Messa est un groupe fascinant à suivre et pas uniquement pour les mystères que dégagent son doom psychédélique et ésotérique. Les Italiens mettent un point d'honneur à ne pas se répéter, à donner à chaque album une nouvelle personnalité. Après le brouillard jazzy de Feast for Water, Messa traversait la Méditerranée et réchauffait Close d'un soleil inspiré par les cultures tunisienne et algérienne. Pour The Spin, les habitudes ont été chamboulées : chacun a enregistré dans son coin et les influences progressives 70's ont évolué : cette fois, le quatuor s'est penché vers les années 80 pour chercher des textures nouvelles pour eux. Après tout, Messa a passé le cap des dix ans d'existence, il est donc normal de changer de décennie !
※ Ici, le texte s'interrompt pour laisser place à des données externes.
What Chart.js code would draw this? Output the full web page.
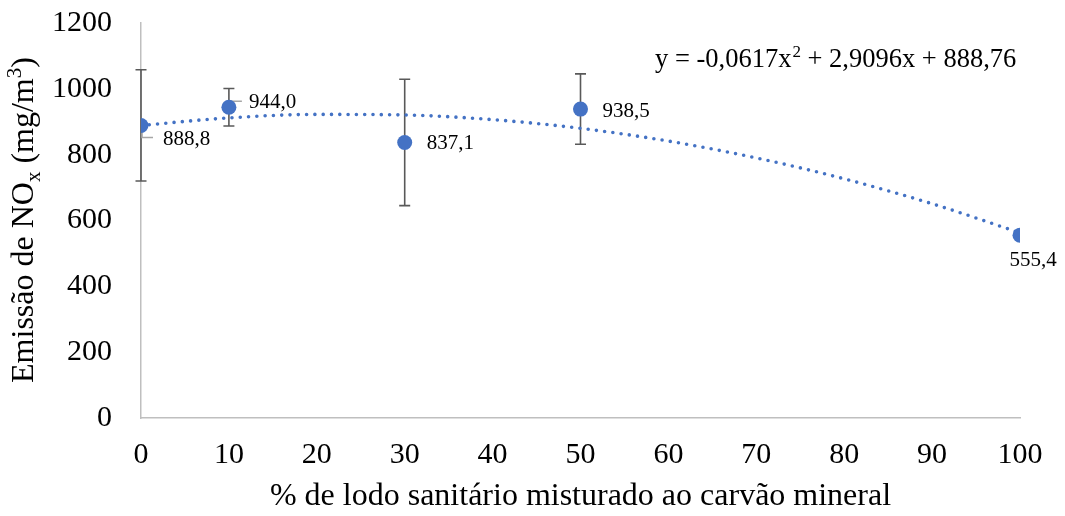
<!DOCTYPE html>
<html><head><meta charset="utf-8">
<script src="https://cdn.jsdelivr.net/npm/chart.js@4"></script>
<style>html,body{margin:0;padding:0;background:#fff}#wrap{width:1065px;height:516px;position:relative}</style>
</head><body><div id="wrap"><canvas id="c"></canvas></div>
<script>
// ---- data ----
const categories = [0, 10, 30, 50, 100];
const noxValues  = [888.8, 944.0, 837.1, 938.5, 555.4];
const noxErrors  = [169, 57, 192, 107, 0];
const trendX = [0, 10, 20, 30, 40, 50, 60, 70, 80, 90, 100];
const trendY = [888.8, 911.7, 922.3, 920.5, 906.4, 880.0, 841.2, 790.1, 726.6, 650.9, 562.7];
const xTicks = [0, 10, 20, 30, 40, 50, 60, 70, 80, 90, 100];
const yTicks = [0, 200, 400, 600, 800, 1000, 1200];
const xTitle = '% de lodo sanitário misturado ao carvão mineral';
const yTitleParts = ['Emissão de NO', 'x', ' (mg/m', '3', ')'];
const equationParts = ['y = -0,0617x', '2', ' + 2,9096x + 888,76'];

const SERIF = '"Liberation Serif", "Times New Roman", serif';
const BLUE = '#4472C4';

// label placement relative to each point: [dx, dy] of text left/middle, leader path
const labelLayout = [
  {dx: 22, dy: 14, align: 'left', leader: [[1, 5], [1, 12], [12, 12]]},
  {dx: 20, dy: -5, align: 'left', leader: [[1, -1], [1, -6], [13, -6]]},
  {dx: 22, dy: 1, align: 'left', leader: null},
  {dx: 22, dy: 2, align: 'left', leader: null},
  {dx: 13, dy: 25, align: 'center', leader: null}
];

const errorBarPlugin = {
  id: 'errorBars',
  beforeDatasetsDraw(chart) {
    const {ctx, scales: {x, y}} = chart;
    ctx.save();
    ctx.strokeStyle = '#595959';
    ctx.lineWidth = 1.6;
    categories.forEach((cx, i) => {
      const e = noxErrors[i];
      if (!e) return;
      const px = x.getPixelForValue(cx);
      const yt = y.getPixelForValue(noxValues[i] + e);
      const yb = y.getPixelForValue(noxValues[i] - e);
      ctx.beginPath();
      ctx.moveTo(px, yt); ctx.lineTo(px, yb);
      ctx.moveTo(px - 5.5, yt); ctx.lineTo(px + 5.5, yt);
      ctx.moveTo(px - 5.5, yb); ctx.lineTo(px + 5.5, yb);
      ctx.stroke();
    });
    ctx.strokeStyle = '#A6A6A6';
    ctx.lineWidth = 1.6;
    categories.forEach((cx, i) => {
      const L = labelLayout[i];
      if (!L.leader) return;
      const px = x.getPixelForValue(cx);
      const py = y.getPixelForValue(noxValues[i]);
      ctx.beginPath();
      L.leader.forEach((p, k) => {
        if (k === 0) ctx.moveTo(px + p[0], py + p[1]); else ctx.lineTo(px + p[0], py + p[1]);
      });
      ctx.stroke();
    });
    ctx.restore();
  },
  afterDatasetsDraw(chart) {
    const {ctx, scales: {x, y}} = chart;
    ctx.save();
    ctx.fillStyle = '#000';
    ctx.font = '21px ' + SERIF;
    ctx.textBaseline = 'middle';
    categories.forEach((cx, i) => {
      const L = labelLayout[i];
      const px = x.getPixelForValue(cx);
      const py = y.getPixelForValue(noxValues[i]);
      ctx.textAlign = L.align;
      ctx.fillText(noxValues[i].toFixed(1).replace('.', ','), px + L.dx, py + L.dy);
    });
    ctx.restore();
  },
  afterDraw(chart) {
    const {ctx} = chart;
    ctx.save();
    ctx.fillStyle = '#000';
    ctx.textBaseline = 'alphabetic';
    ctx.textAlign = 'left';
    const eqMain = '26.5px ' + SERIF, eqSup = '17px ' + SERIF;
    let ex = 655; const eb = 67;
    ctx.font = eqMain; ctx.fillText(equationParts[0], ex, eb); ex += ctx.measureText(equationParts[0]).width + 1;
    ctx.font = eqSup; ctx.fillText(equationParts[1], ex, eb - 10); ex += ctx.measureText(equationParts[1]).width;
    ctx.font = eqMain; ctx.fillText(equationParts[2], ex, eb);
    const tMain = '32px ' + SERIF, tSmall = '21px ' + SERIF;
    const fonts = [tMain, tSmall, tMain, tSmall, tMain];
    const shifts = [0, 7, 0, -12, 0];
    const widths = yTitleParts.map((t, k) => { ctx.font = fonts[k]; return ctx.measureText(t).width; });
    const total = widths.reduce((a, b) => a + b, 0);
    ctx.translate(33, 220);
    ctx.rotate(-Math.PI / 2);
    let tx = -total / 2;
    yTitleParts.forEach((t, k) => {
      ctx.font = fonts[k];
      ctx.fillText(t, tx, shifts[k]);
      tx += widths[k];
    });
    ctx.restore();
  }
};

new Chart(document.getElementById('c'), {
  type: 'scatter',
  data: {
    datasets: [
      {
        label: 'NOx',
        data: categories.map((cx, i) => ({x: cx, y: noxValues[i]})),
        backgroundColor: BLUE,
        borderColor: BLUE,
        pointRadius: 7.5,
        pointHoverRadius: 7.5,
        borderWidth: 0,
        showLine: false
      },
      {
        label: 'Tendência',
        data: trendX.map((tx, i) => ({x: tx, y: trendY[i]})),
        showLine: true,
        borderColor: BLUE,
        borderWidth: 3.6,
        borderDash: [0, 8.3],
        borderCapStyle: 'round',
        pointRadius: 0,
        cubicInterpolationMode: 'monotone',
        fill: false
      }
    ]
  },
  options: {
    responsive: true,
    maintainAspectRatio: false,
    animation: false,
    layout: {padding: {left: 0, right: 45, top: 23, bottom: 0}},
    plugins: {legend: {display: false}, tooltip: {enabled: false}},
    scales: {
      x: {
        type: 'linear', min: 0, max: 100,
        afterBuildTicks: s => { s.ticks = xTicks.map(v => ({value: v})); },
        afterFit: s => { s.height = 98; s.paddingLeft = 0; s.paddingRight = 0; },
        grid: {display: false, drawTicks: false},
        border: {display: true, color: '#BFBFBF', width: 1.5},
        ticks: {font: {family: SERIF, size: 30}, color: '#000', padding: 19, maxRotation: 0, autoSkip: false,
                callback: v => String(v)},
        title: {display: true, text: xTitle, color: '#000', font: {family: SERIF, size: 32}, padding: {top: 0, bottom: 0}}
      },
      y: {
        type: 'linear', min: 0, max: 1200,
        afterBuildTicks: s => { s.ticks = yTicks.map(v => ({value: v})); },
        afterFit: s => { s.width = 141; s.paddingTop = 0; s.paddingBottom = 0; },
        grid: {display: false, drawTicks: false},
        border: {display: true, color: '#BFBFBF', width: 1.5},
        ticks: {font: {family: SERIF, size: 30}, color: '#000', padding: 29, callback: v => String(v)}
      }
    }
  },
  plugins: [errorBarPlugin]
});
</script>
</body></html>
Cette influences 80's se traduit par un choix de matériel et de mix : la voix de Sara mise plus en avant, les synthés utilisés, des effets de reverb, une autre façon d'envisager le mix... Bref, des informations techniques qui deviennent plus explicites dès Void Meridian et ses premiers instants au minimalisme électronique. L'écho sur le chant lui donne une touche spectrale qui semble venir d'un autre monde et quand les riffs de guitare commencent à donner au morceau sa tension, accompagnée par une basse nerveuse, on est immédiatement frappés par les fantômes gothic rock / cold wave qui rampent sous cette entrée en matière. Pourtant, cela reste aussi absolument fidèle à Messa : une atmosphère épaisse, un solo, des changements de rythme, un peu de heavy, un peu de blues... At Races enfonce le clou, le morceau est porté aussi bien par cette rythmique post-punk que par la performance de Sara Bianchin qui pousse son chant toujours plus loin. Le groupe confirme d'ailleurs que les Sisters of Mercy, Killing Joke ou Boy Harsher (pour choisir une référence plus récente) ont infusé dans leur bouillon. Le cocktail marche étonnamment bien, apportant à la musique de Messa un supplément de froideur inhabituelle mais aussi une fébrilité, une angoisse nouvelle.
Messa n'a perdu ni son inspiration, ni son efficacité : malgré son penchant pour les longs morceaux atmosphériques aux structures alambiquées, on n'en oublie pas le groove. Fire on the Roof et ses gros riffs bien épais, le crescendo de The Dress qui explose en une cacophonie à la limite du metal extrême après un numéro de trompette halluciné, l'agressivité de Reveal... The Spin ne manque pas de mordant ni d'aspérités et assume quelques fulgurances flirtant avec le black metal. Le final de Thicker Blood en est le meilleur exemple : après un synthé menaçant qui pourrait être piqué à John Carpenter, on traverse des étendues mélancoliques contemplatives pour petit à petit être trimballé en pleine tempête rageuse... jusqu'à la conclusion en chant saturé aussi surprenant que poignant dans cette viscéralité écorchée qu'il véhicule.
Non seulement The Spin réussit de nouveau à renouveler la formule tout en restant fidèle à l'univers de Messa, sans jamais trahir cet équilibre entre lumière et obscurité (leur brume laisse tout de même régulièrement filtrer de réconfortant rayons de soleil), mais il corrige peut-être l'unique défaut de Close en évitant d'être trop uniforme. Grâce à cette nervosité amplifiée et un chant plus central qu'avant, Messa semble avoir opté pour une approche moins cérébrale et plus spontanée, sincère. Il y a plus de tripes dans leurs sortilèges et le résultat implique d'autant plus l'auditeur : c'est toujours d'une beauté hypnotique, mais c'est aussi plus touchant, plus hargneux, parfois plus désespéré. Quelle classe, et quel plaisir de les retrouver à chaque fois, constant dans leur qualité mais jamais au même endroit.